GOAL:
In the material below, list every line carrying the string "this".

RECORDS SHOWN:
※
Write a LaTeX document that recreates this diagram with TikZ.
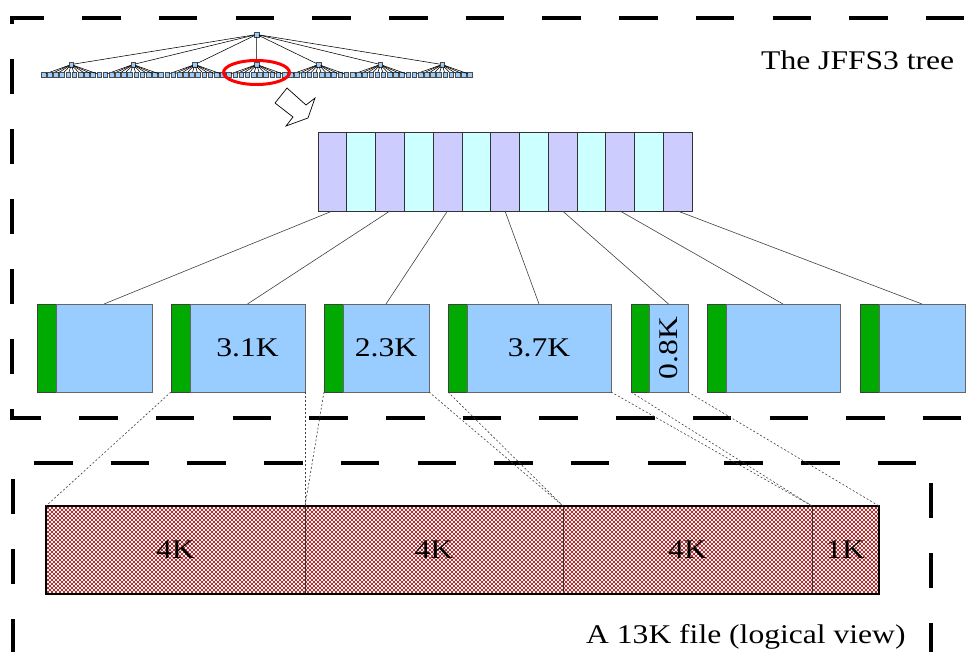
※
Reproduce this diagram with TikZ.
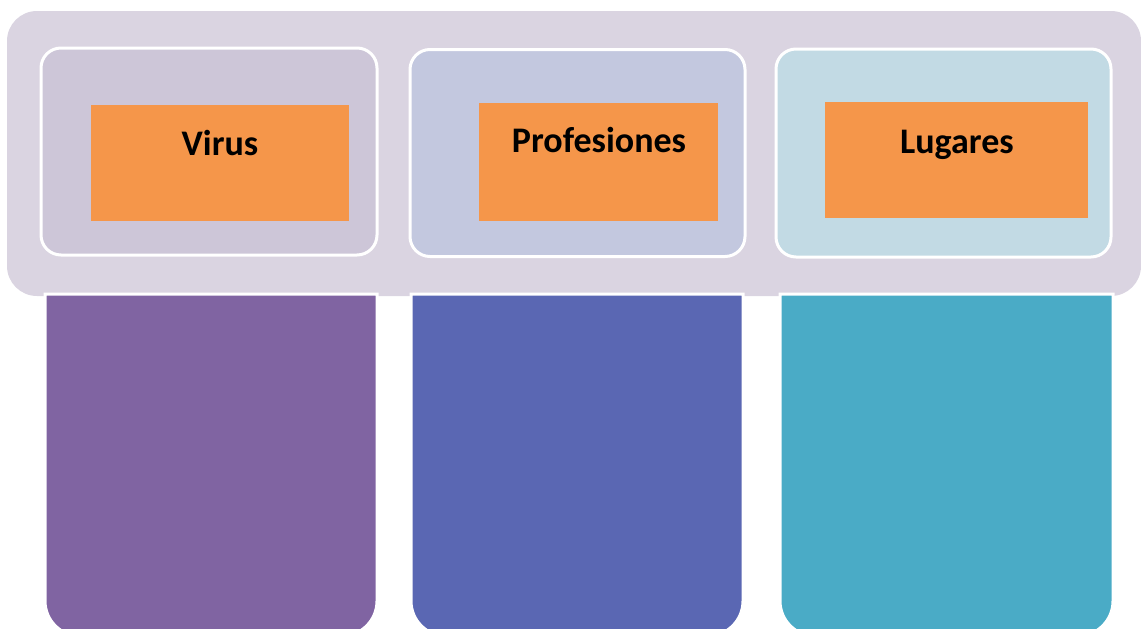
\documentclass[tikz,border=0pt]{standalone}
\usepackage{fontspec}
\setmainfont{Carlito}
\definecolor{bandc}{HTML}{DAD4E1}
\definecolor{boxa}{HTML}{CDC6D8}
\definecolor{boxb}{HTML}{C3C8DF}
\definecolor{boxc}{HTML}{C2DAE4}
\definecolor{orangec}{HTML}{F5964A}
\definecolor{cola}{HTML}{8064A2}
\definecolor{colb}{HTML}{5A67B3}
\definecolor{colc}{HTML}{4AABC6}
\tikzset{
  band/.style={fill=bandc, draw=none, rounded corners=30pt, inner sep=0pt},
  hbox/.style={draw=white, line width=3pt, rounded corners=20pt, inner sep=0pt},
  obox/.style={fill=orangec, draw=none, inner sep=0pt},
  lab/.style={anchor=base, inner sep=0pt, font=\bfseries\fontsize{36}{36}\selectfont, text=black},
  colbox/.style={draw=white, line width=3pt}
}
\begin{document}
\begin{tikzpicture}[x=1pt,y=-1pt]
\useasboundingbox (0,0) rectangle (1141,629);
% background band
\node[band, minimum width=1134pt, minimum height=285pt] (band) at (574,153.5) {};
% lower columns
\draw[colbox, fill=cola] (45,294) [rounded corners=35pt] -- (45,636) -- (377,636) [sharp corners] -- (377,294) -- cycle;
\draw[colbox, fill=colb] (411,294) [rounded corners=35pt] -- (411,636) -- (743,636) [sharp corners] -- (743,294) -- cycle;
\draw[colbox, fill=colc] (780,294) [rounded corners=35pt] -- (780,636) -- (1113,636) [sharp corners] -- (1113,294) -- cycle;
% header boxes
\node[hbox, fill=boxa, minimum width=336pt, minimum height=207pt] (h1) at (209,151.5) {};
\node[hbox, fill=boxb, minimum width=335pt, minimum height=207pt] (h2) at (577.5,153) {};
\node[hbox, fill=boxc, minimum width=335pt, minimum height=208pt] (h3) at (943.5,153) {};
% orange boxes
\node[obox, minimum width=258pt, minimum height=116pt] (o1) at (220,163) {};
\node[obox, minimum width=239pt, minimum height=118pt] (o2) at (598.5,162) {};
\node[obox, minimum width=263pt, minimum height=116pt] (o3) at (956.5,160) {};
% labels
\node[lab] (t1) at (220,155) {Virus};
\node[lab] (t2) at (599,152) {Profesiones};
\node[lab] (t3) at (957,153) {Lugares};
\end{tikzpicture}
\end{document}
※
ANSWER TO THE PROBLEM:
Write a LaTeX document that recreates this diagram with TikZ.
Reproduce this diagram with TikZ.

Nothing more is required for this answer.